I’ve made a long list of things I’m going to be a bit more aware of and what I will try not to be doing, be in on a personal level or a professional level.

Firstly, it’s me I’ve put under scrutiny. I will be working on improving my posture and core, starting with a strict sit-up routine. Both the “sit up and don’t slouch!” Drummed in to every child at a young age, and the stomach muscle exercises. My car journeys will now involve me bringing my chest up and out, and shoulder blades together. I’m also going to be a bit healthier; less junk food and more fruit. I’ve decided I can only eat chocolate on the weekend (and that’s only to stop me gorging on the rest of the Christmas chocolate!). I’m sure that once these resolutions are under control i can move onto the getting fitter phase ready for the eventing season.

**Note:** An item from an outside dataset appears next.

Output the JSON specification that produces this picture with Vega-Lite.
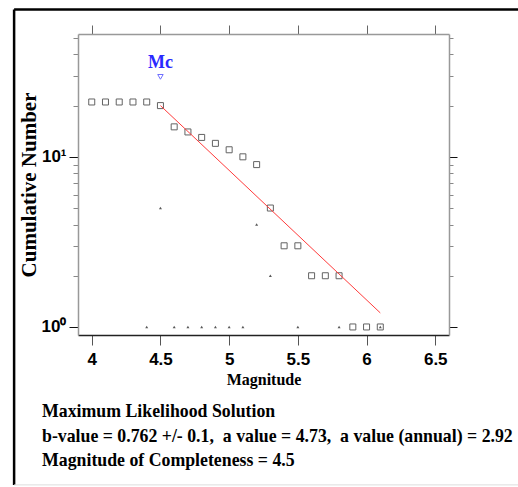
{
  "$schema": "https://vega.github.io/schema/vega-lite/v6.json",
  "width": 371,
  "height": 301,
  "autosize": "none",
  "padding": {"left": 78, "top": 34, "right": 69, "bottom": 152},
  "background": "white",
  "config": {"view": {"stroke": null}},
  "title": {
    "text": ["Maximum Likelihood Solution", "b-value = 0.762 +/- 0.1,\u00a0 a value = 4.73,\u00a0 a value (annual) = 2.92", "Magnitude of Completeness = 4.5"],
    "orient": "bottom",
    "anchor": "start",
    "frame": "group",
    "dx": -36,
    "offset": -83,
    "font": "Liberation Serif",
    "fontSize": 17.8,
    "fontWeight": "bold",
    "color": "black",
    "lineHeight": 24.5,
    "baseline": "top"
  },
  "datasets": {
    "cum": [
      {"m": 4.0, "n": 21}, {"m": 4.1, "n": 21}, {"m": 4.2, "n": 21}, {"m": 4.3, "n": 21}, {"m": 4.4, "n": 21},
      {"m": 4.5, "n": 20}, {"m": 4.6, "n": 15}, {"m": 4.7, "n": 14}, {"m": 4.8, "n": 13}, {"m": 4.9, "n": 12},
      {"m": 5.0, "n": 11}, {"m": 5.1, "n": 10}, {"m": 5.2, "n": 9}, {"m": 5.3, "n": 5}, {"m": 5.4, "n": 3},
      {"m": 5.5, "n": 3}, {"m": 5.6, "n": 2}, {"m": 5.7, "n": 2}, {"m": 5.8, "n": 2}, {"m": 5.9, "n": 1},
      {"m": 6.0, "n": 1}, {"m": 6.1, "n": 1}
    ],
    "noncum": [
      {"m": 4.4, "n": 1}, {"m": 4.5, "n": 5}, {"m": 4.6, "n": 1}, {"m": 4.7, "n": 1}, {"m": 4.8, "n": 1},
      {"m": 4.9, "n": 1}, {"m": 5.0, "n": 1}, {"m": 5.1, "n": 1}, {"m": 5.2, "n": 4}, {"m": 5.3, "n": 2},
      {"m": 5.5, "n": 1}, {"m": 5.8, "n": 1}, {"m": 6.1, "n": 1}
    ],
    "fit": [
      {"m": 4.5, "n": 20.0}, {"m": 6.1, "n": 1.21}
    ],
    "mc": [
      {"m": 4.5, "n": 29.5, "label": "Mc", "ln": 35.8}
    ]
  },
  "layer": [
    {
      "data": {"values": [{}]},
      "mark": {"type": "rule", "color": "black", "strokeWidth": 2.5},
      "encoding": {
        "x": {"datum": 3.435, "type": "quantitative", "scale": {"domain": [3.9, 6.6], "nice": false, "zero": false}, "axis": null},
        "x2": {"datum": 7.2},
        "y": {"datum": 73.5, "type": "quantitative", "scale": {"type": "log", "domain": [0.897, 52.7], "nice": false}, "axis": null}
      }
    },
    {
      "data": {"values": [{}]},
      "mark": {"type": "rule", "color": "black", "strokeWidth": 2.5},
      "encoding": {
        "x": {"datum": 3.435, "type": "quantitative", "axis": null},
        "y": {"datum": 73.5, "type": "quantitative", "axis": null},
        "y2": {"datum": 0.118}
      }
    },
    {
      "data": {"values": [{}]},
      "mark": {"type": "rule", "color": "#dddddd", "strokeWidth": 1},
      "encoding": {
        "x": {"datum": 3.435, "type": "quantitative", "axis": null},
        "x2": {"datum": 7.2},
        "y": {"datum": 0.118, "type": "quantitative", "axis": null}
      }
    },
    {
      "data": {"name": "cum"},
      "mark": {"type": "point", "shape": "square", "filled": false, "stroke": "#222222", "strokeWidth": 1, "size": 36},
      "encoding": {
        "x": {
          "field": "m", "type": "quantitative",
          "axis": {
            "orient": "bottom", "values": [4, 4.5, 5, 5.5, 6, 6.5], "format": "~g", "title": "Magnitude",
            "titleFont": "Liberation Serif", "titleFontSize": 16, "titleFontWeight": "bold", "titleColor": "black", "titlePadding": 4,
            "labelFont": "Liberation Sans Narrow, Arial Narrow, Liberation Sans", "labelFontSize": 17, "labelFontWeight": "bold", "labelColor": "black",
            "labelPadding": 6, "tickSize": 10, "tickColor": "#555555", "domainColor": "#222222", "domainWidth": 1.5, "grid": false
          }
        },
        "y": {
          "field": "n", "type": "quantitative",
          "axis": {
            "orient": "left", "values": [1, 2, 3, 4, 5, 6, 7, 8, 9, 10, 20, 30, 40, 50],
            "labelExpr": "datum.value == 1 ? '10⁰' : (datum.value == 10 ? '10¹' : '')",
            "title": "Cumulative Number", "titleFont": "Liberation Serif", "titleFontSize": 21, "titleFontWeight": "bold", "titleColor": "black", "titlePadding": 2,
            "labelFont": "Liberation Sans Narrow, Arial Narrow, Liberation Sans", "labelFontSize": 17, "labelFontWeight": "bold", "labelColor": "black",
            "labelPadding": 3,
            "tickSize": {"condition": {"test": "datum.value == 1 || datum.value == 10", "value": 9}, "value": 5},
            "tickColor": {"condition": {"test": "datum.value == 1 || datum.value == 10", "value": "#111111"}, "value": "#888888"},
            "domainColor": "#999999", "domainWidth": 1.5, "grid": false
          }
        }
      }
    },
    {
      "data": {"name": "noncum"},
      "mark": {"type": "point", "shape": "triangle-up", "filled": true, "color": "#111111", "size": 9},
      "encoding": {
        "x": {
          "field": "m", "type": "quantitative",
          "axis": {"orient": "top", "values": [4, 4.5, 5, 5.5, 6, 6.5], "labels": false, "title": null, "tickSize": 9, "tickColor": "#666666", "domainColor": "#999999", "domainWidth": 1.5, "grid": false}
        },
        "y": {
          "field": "n", "type": "quantitative",
          "axis": {
            "orient": "right", "values": [1, 2, 3, 4, 5, 6, 7, 8, 9, 10, 20, 30, 40, 50], "labels": false, "title": null,
            "tickSize": {"condition": {"test": "datum.value == 1 || datum.value == 10", "value": 8}, "value": 4},
            "tickColor": {"condition": {"test": "datum.value == 1 || datum.value == 10", "value": "#111111"}, "value": "#888888"},
            "domainColor": "#999999", "domainWidth": 1.5, "grid": false
          }
        }
      }
    },
    {
      "data": {"name": "fit"},
      "mark": {"type": "line", "color": "#ff3b3b", "strokeWidth": 1},
      "encoding": {
        "x": {"field": "m", "type": "quantitative", "axis": null},
        "y": {"field": "n", "type": "quantitative", "axis": null}
      }
    },
    {
      "data": {"name": "mc"},
      "mark": {"type": "point", "shape": "triangle-down", "filled": false, "stroke": "#3333ff", "strokeWidth": 1, "size": 30},
      "encoding": {
        "x": {"field": "m", "type": "quantitative", "axis": null},
        "y": {"field": "n", "type": "quantitative", "axis": null}
      }
    },
    {
      "data": {"name": "mc"},
      "mark": {"type": "text", "color": "#2a2aff", "font": "Liberation Serif", "fontSize": 18, "fontWeight": "bold", "baseline": "middle", "align": "center"},
      "encoding": {
        "x": {"field": "m", "type": "quantitative", "axis": null},
        "y": {"field": "ln", "type": "quantitative", "axis": null},
        "text": {"field": "label"}
      }
    }
  ],
  "resolve": {"axis": {"x": "independent", "y": "independent"}}
}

Secondly, I’ve put my horse in the limelight; get regular dressage lessons, even if the sitting trot kills me, get him up to elementary (I think that was a goal from last January but we got sidetracked with eventing. Do more jumping; and enter some BE100s in May/June, depending on what competitions are around. Finally get that dressage saddle; let his feathers and mane grow so he’s a proper Welsh cob. Not one of these rare Welsh Warmbloods.

Thirdly, it’s the work and career goals. Use any opportunity to expand my knowledge; try and think of a new exercise every fortnight, be it flat or jumping. Keep writing and sharing this blog and hopefully be head hunted.

I think 2014 is going to be a busy year!